Long dramatic post here :`) Okay so I met this guy at school and he was funny and we got along. I didn't expect to continue being friends after but he texted me and we started to going out a few days every week or month.

So, the thing is I realized I liked him a couple of months after meeting him for the first time. This is an idiotic fun fact but I have had big crushes on several girls but only two boys, him and another friend. And it makes me so scared that I may get a crush on my male friends??? Like. I have a lot of male friends and I don't have a crush on them. But the two (2) boys I have ever liked in my life were already my friends. And that worries me because I have anxiety and low self-esteem and it scares me that when someone treats me well it seems so wonderful i get attached too soon, like it means a lot for me, and nothing to them. I don't know if this makes sense but I'm just idek.

I tried to not think about him or at least not think about him /in that way/ several times and I have failed. Maybe some weeks or months i didn't have such intense feelings but they came back. So now I've liked him for more than one year and I have assumed I do like him.

I've told this to a couple of friends and they have asked me about whether I feel good when I'm with him, etc and yeah I feel happy with I'm with him. But I'm so confused. I don't have a lot of social skills and I have never had a relationship and I have zero experience in these things so I'm very confused. My friends told me to ask him to go out one day like you know alone to see how it was and wth that's what we most do but that's not a date?? I have gone out with just one person a lot of times (basically because of anxiety i feel so much better when I'm not with a lot of people) and well that's normal and it's not like super personal or deep??? Idk. Anyway, if my friends' experiment worked out, I do feel very happy when he is around. He is also introduced me to his friends and they are nice.
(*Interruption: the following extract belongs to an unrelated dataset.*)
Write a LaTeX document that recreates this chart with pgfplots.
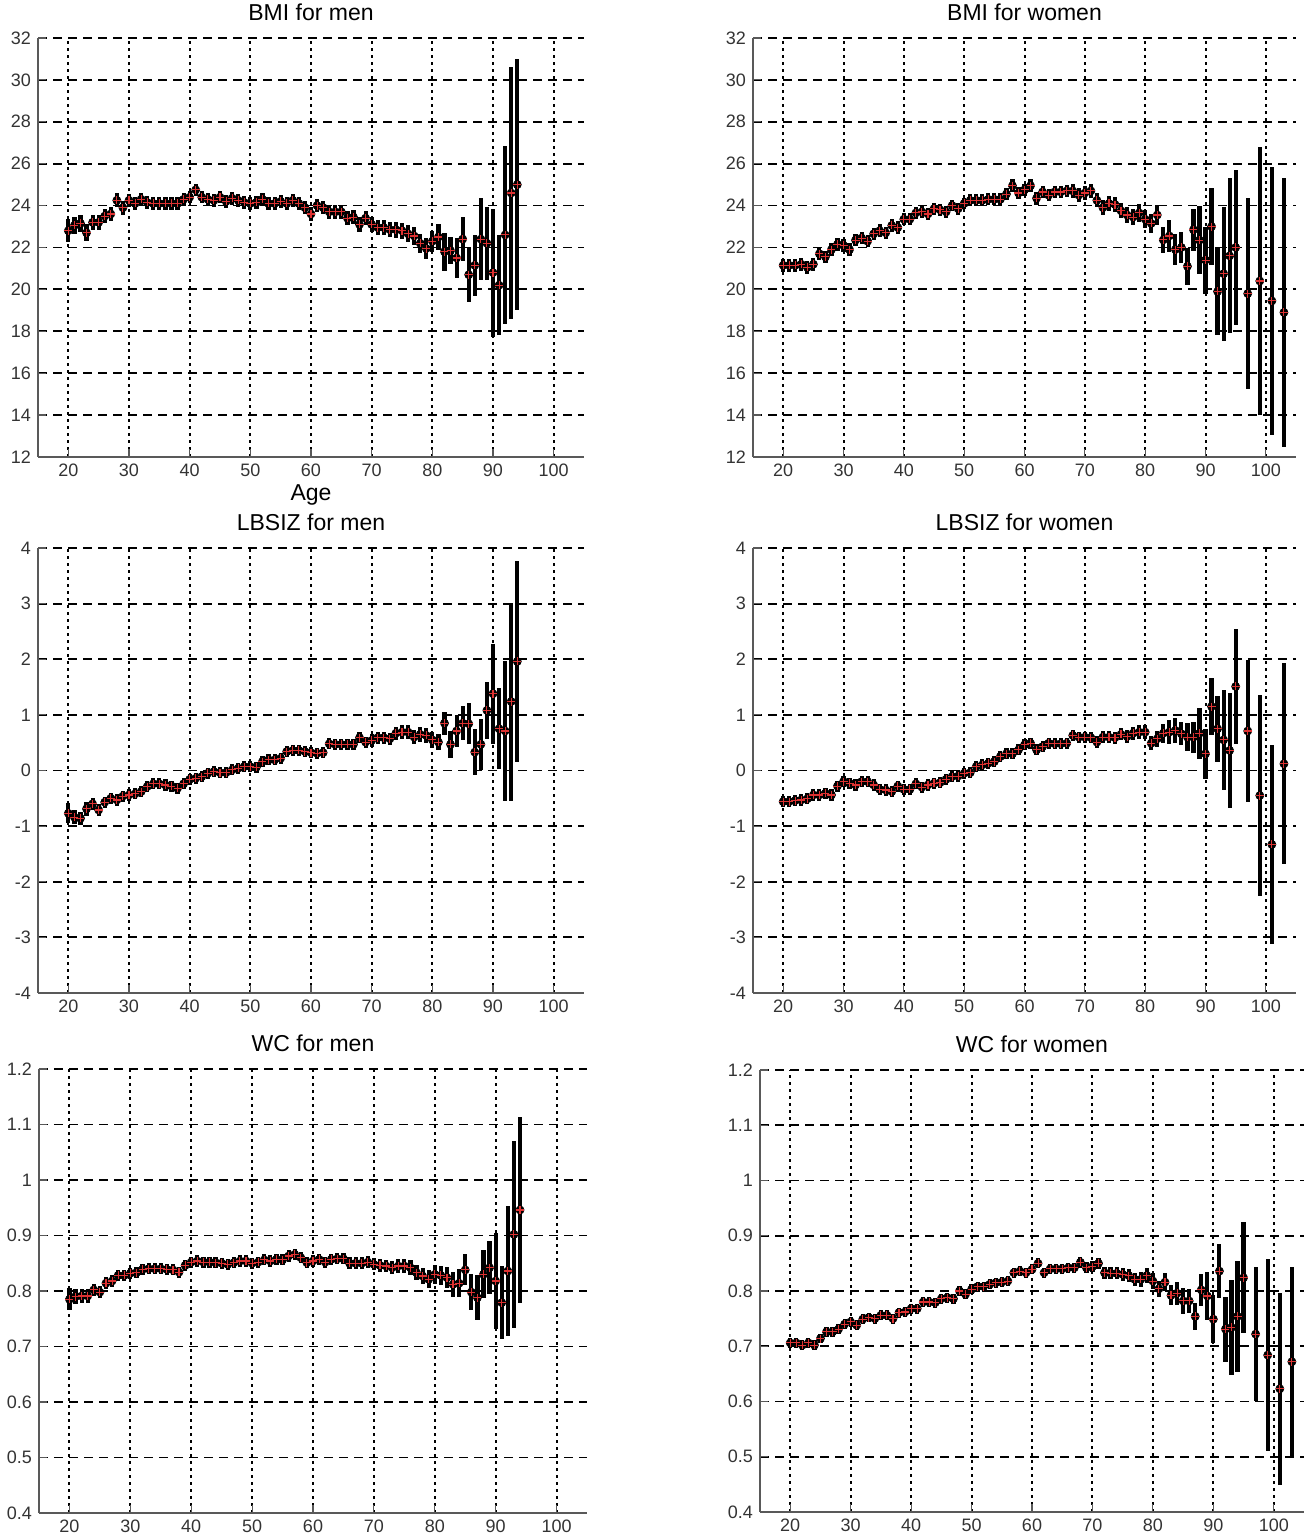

But yeah I don't think he feels anything at all for me. And it makes me worry about destroying our friendship and I don't want him to discover I like him but I want him to like me back at the same time. :( I have trust issues, low esteem and anxiety and I always feel like people hate me and I don't belong anywhere. I don't want to get dependable on him and I'm afraid he goes out with me because he pities me and my brain tells me he hates me, but he is always the one who suggests and he continues to talk to me so I guess he doesn't hate me and he is not bored of me. And I get so happy when he texts me, like I get a smile in my face, i feel like an idiot. I feel like this is very wrong for me to say, but I don't even know why I like him so much. He is not super beautiful but he looks so to me and he is very funny. He is very insensitive and a bigmouth and I am very sensitive so sometimes he makes me sad or mad but he's so cute I always forgive that even if it hurts. My friend told me there doesn't have to be a perfectly logical explanation to like someone, which is interesting.

I really like being with him and talking to him. I really don't want to end this friendship. I feel very uncomfortable because I like him and I could stop seeing him, but I appreciate a lot of our friendship, that would hurt even more than having a crush on him. So idek. Does anyone have any advice? I think the easiest thing would be to stop having a crush, but how do I do that? This is probably the biggest crush I've ever had.

All advices are welcomed and appreciated. Just not bad comments please

TL;DR I've had a crush oncmy friend for more than one year and it is making me feel very uncomfortable, but I don't want him to know and I don't want to end this friendship. What should I do? What can I do to stop liking him so I can just be happy being friends?